プチコラム11 猫が教えてくれる、失敗しない家づくり
家づくりで重要な、本能が求める「心地よさ」
あちこちで家づくりセミナーを行っていますと、毎回様々なご質問を頂きます。
その中で圧倒的に多いのが「失敗しないためにはどうすれば良いですか?」
というご質問です。
人によって状況や事情は様々ですので、その答えは一人一人違うのですが、どこでも誰でも人間であれば共通する答えもあります。
それは私ではなく、猫が教えてくれます。笑
私はよく、工事現場で猫を探します。
猫は、その場所の一番気持ちの良い場所で寝ているんです。冬なら陽だまりで、夏なら日陰で。昔ながらの大工さんなんかもそれに近くて、大工さんが昼休みに昼寝しているところをチェックして、「あ、こっちのほうが気持ち良いんだ!」なんて感じで、その場で設計を変えてしまってその大工さんに怒られることもありました。

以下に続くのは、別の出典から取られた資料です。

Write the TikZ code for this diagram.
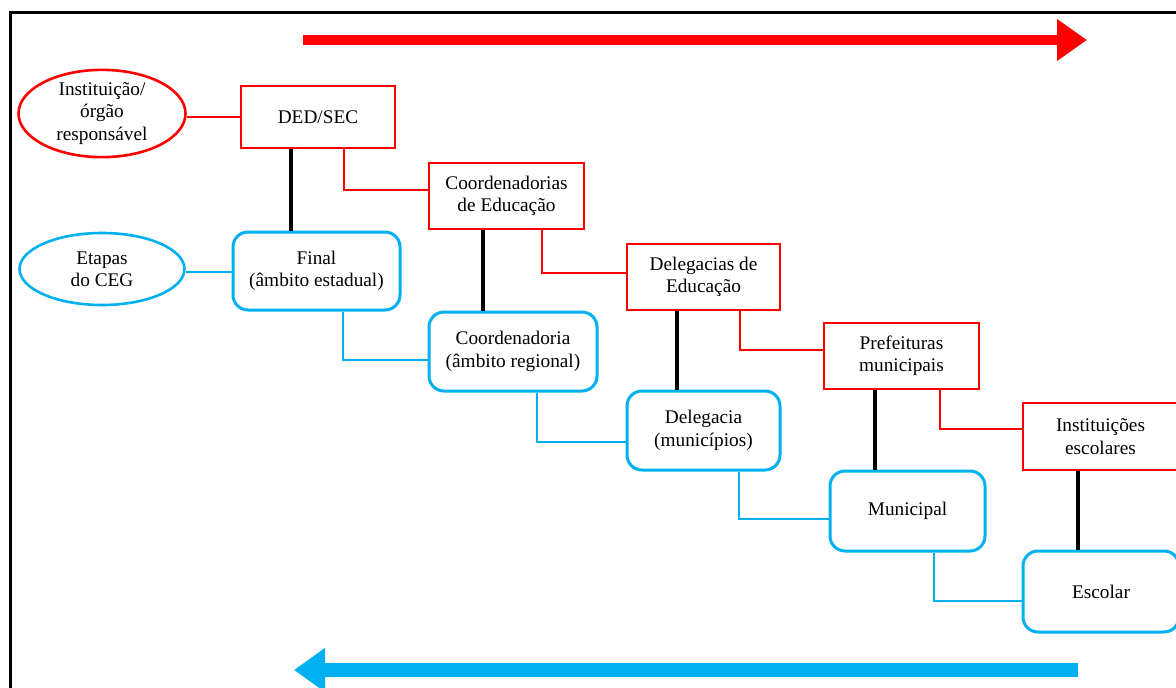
\documentclass[tikz,border=0pt]{standalone}
\usepackage{fontspec}
\setmainfont{Liberation Serif}
\usepackage{xcolor}
\definecolor{orgRed}{HTML}{FF0000}
\definecolor{stageBlue}{HTML}{00B0F0}
\usepackage{tikz}
\usetikzlibrary{%
    shapes,
    shapes.geometric,
    arrows.meta,
    positioning,
    calc
}

\begin{document}
\begin{tikzpicture}[x=1pt, y=-1pt,
                font=\fontsize{19.3}{22.3}\selectfont,
                organ/.style={rectangle, draw=orgRed, line width=2.6pt, minimum width=154pt, minimum height=66pt, inner sep=0pt, text centered, align=center},
                stage/.style={rectangle, rounded corners=15pt, draw=stageBlue, line width=3pt, minimum width=155pt, minimum height=79pt, inner sep=0pt, text centered, align=center},
                legend/.style={ellipse, line width=2.6pt, inner sep=0pt, align=center},
                orgline/.style={draw=orgRed, line width=2.6pt},
                stageline/.style={draw=stageBlue, line width=2.6pt},
                tie/.style={draw=black, line width=4.5pt}
            ]

            \useasboundingbox (0,0) rectangle (1176,688);
            \clip (0,0) rectangle (1176,688);

            % frame
            \coordinate (frameA) at (10,690);
            \coordinate (frameB) at (10,12);
            \coordinate (frameC) at (1180,12);
            \draw[line width=3pt] (frameA) -- (frameB) -- (frameC);

            % legend
            \node (resp) at (102,113.5) [legend, draw=orgRed, minimum width=167pt, minimum height=87pt] {Instituição/\\órgão\\responsável};
            \node (etapas) at (102,269) [legend, draw=stageBlue, minimum width=165pt, minimum height=72pt] {Etapas\\do CEG};

            % responsible bodies
            \node (ded) at (318,117) [organ, minimum height=62pt] {DED/SEC};
            \node (coords) at (506.5,196) [organ, minimum width=155pt] {Coordenadorias\\de Educação};
            \node (delegs) at (703.5,277) [organ, minimum width=153pt] {Delegacias de\\Educação};
            \node (prefs) at (901.5,356) [organ, minimum width=155pt] {Prefeituras\\municipais};
            \node (inst) at (1100.5,436.5) [organ, minimum width=155pt, minimum height=67pt] {Instituições\\escolares};

            % stages
            \node (final) at (316.5,271) [stage, minimum width=167pt, minimum height=78pt] {Final\\(âmbito estadual)};
            \node (coord) at (513,351.5) [stage, minimum width=168pt] {Coordenadoria\\(âmbito regional)};
            \node (deleg) at (703.5,430.5) [stage, minimum width=153pt] {Delegacia\\(municípios)};
            \node (munic) at (907.5,511) [stage, minimum height=80pt] {Municipal};
            \node (escolar) at (1101,591.5) [stage, minimum width=156pt, minimum height=81pt] {Escolar};

            % legend links
            \draw[orgline] (resp.east |- ded.west) -- (ded.west);
            \draw[stageline] ([yshift=-1pt]etapas.east |- final.west) -- ([yshift=-1pt]final.west);

            % chain of bodies
            \draw[orgline] ([xshift=26pt]ded.south) |- ([yshift=6pt]coords.west);
            \draw[orgline] ([xshift=35.5pt]coords.south) |- ([yshift=4pt]delegs.west);
            \draw[orgline] ([xshift=36.5pt]delegs.south) |- ([yshift=6pt]prefs.west);
            \draw[orgline] ([xshift=38.5pt]prefs.south) |- ([yshift=7.5pt]inst.west);

            % chain of stages
            \draw[stageline] ([xshift=26.5pt]final.south) |- ([yshift=-8.5pt]coord.west);
            \draw[stageline] ([xshift=24pt]coord.south) |- ([yshift=-11.5pt]deleg.west);
            \draw[stageline] ([xshift=35.5pt]deleg.south) |- ([yshift=-8pt]munic.west);
            \draw[stageline] ([xshift=26.5pt]munic.south) |- ([yshift=-9.5pt]escolar.west);

            % body to stage
            \draw[tie] ([xshift=-27pt]ded.south) -- ([xshift=-27pt]ded.south |- final.north);
            \draw[tie] ([xshift=-23.5pt]coords.south) -- ([xshift=-23.5pt]coords.south |- coord.north);
            \draw[tie] ([xshift=-26.5pt]delegs.south) -- ([xshift=-26.5pt]delegs.south |- deleg.north);
            \draw[tie] ([xshift=-26.5pt]prefs.south) -- ([xshift=-26.5pt]prefs.south |- munic.north);
            \draw[tie] ([xshift=-22.5pt]inst.south) -- ([xshift=-22.5pt]inst.south |- escolar.north);

            % direction arrows
            \coordinate (downStart) at (303,40);
            \coordinate (downEnd) at (1087,40);
            \coordinate (upStart) at (1078,670);
            \coordinate (upEnd) at (294,670);
            \draw[orgRed, line width=10pt, -{Triangle[length=30pt, width=40pt]}] (downStart) -- (downEnd);
            \draw[stageBlue, line width=14pt, -{Triangle[length=31pt, width=42pt]}] (upStart) -- (upEnd);
        \end{tikzpicture}
\end{document}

しかし、「住む」って、「生きる」って、そういうことだと思うのです。
この場所で、どこが日当たり良くて、どこが風が抜けて、どこが居心地よいのか。
それ以上でもそれ以下でもない、状況や事情で変わる事が無い唯一の正解だと思います。
私たちは生きている人間で、人間は曖昧です。「心地良い」という感覚も、人によって変わりますし、同じ人でもその時の体調や気分で変わります。計算で出した数値に比べればとても曖昧です。しかしそれが事実で本質です。
「おかしいですね。計算では心地よいと出ているのですが、、」
と言われて、
「そうですか、じゃあ私がおかしいんですね。仕方ない我慢します」
というのは、家という名前の製品としては正しいのかも知れないけれど、その「家づくり」は大失敗なわけです。
家は曖昧な人間のための空間ですから、製品としての品質とともに「曖昧」という実際をもっと真剣に考えないといけません。